Air fry them at 370 F till they look light brown. Turn them over in between.
Can You Store Them?
You can store prepared tofu filling in a separate air-tight container and keep it in the fridge.
Wash and dry the lettuce leaves and keep them in the fridge wrapped in a paper towel and in a separate box.
Tofu Lettuce Wraps
- 13 Oz Extra Firm Tofu
- 3 Tbsp Corn Starch
- ½ Tsp Salt
- ½ Tsp Garlic Powder
For Sauce Mix
- 2 Tbsp Dark Soy Sauce
- 1 Tbsp Hoisin Sauce
- 1 Tbsp Red Chili Sauce/Sri racha Sauce
- 1 Tsp Sesame Oil
- Crushed Pepper
- Salt to taste
- 4 Cloves Minced Chopped Garlic
- 1 Tbsp Chopped Ginger
- 1 Fresh Chopped Chili (Optional)
- ½ Cup Chopped Scallion
- 1 Tbsp Oil to cook
- ½ Cup Fresh cilantro or basil leaves
- 1 Cup Chopped Red Pepper
- 8 Leaves Lettuce
- ½ Cup Cashew Nuts (Roasted)
- Prepare the crispy tofu.
- Wash and dry the lettuce leaves.
- Take a wok or pan and heat oil in it.
- Add chopped garlic to it and saute it till it caramelizes.
- That will take around 30 seconds.
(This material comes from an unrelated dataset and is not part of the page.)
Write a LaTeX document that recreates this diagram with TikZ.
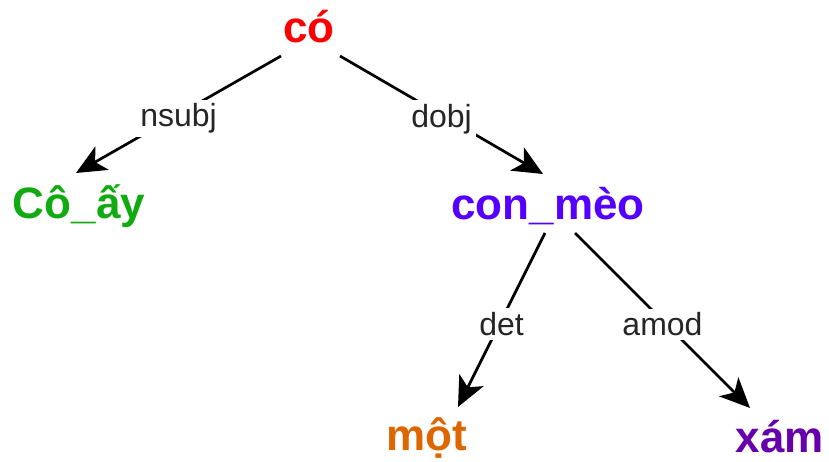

Add chopped ginger, chilies, and chopped red pepper to it.
- Saute for one minute or till it looks a little crispy yet cooked.
- Add the sauce mix to the pan and cook it by mixing till it looks glossy.
- Add tofu and cashews to it and coat them well with the sauce mixture.
- Mix cilantro or basil leaves with the tofu.
- Cook for one minute.
- Garnish with green onion.
- Serve them over lettuce cups and enjoy!!!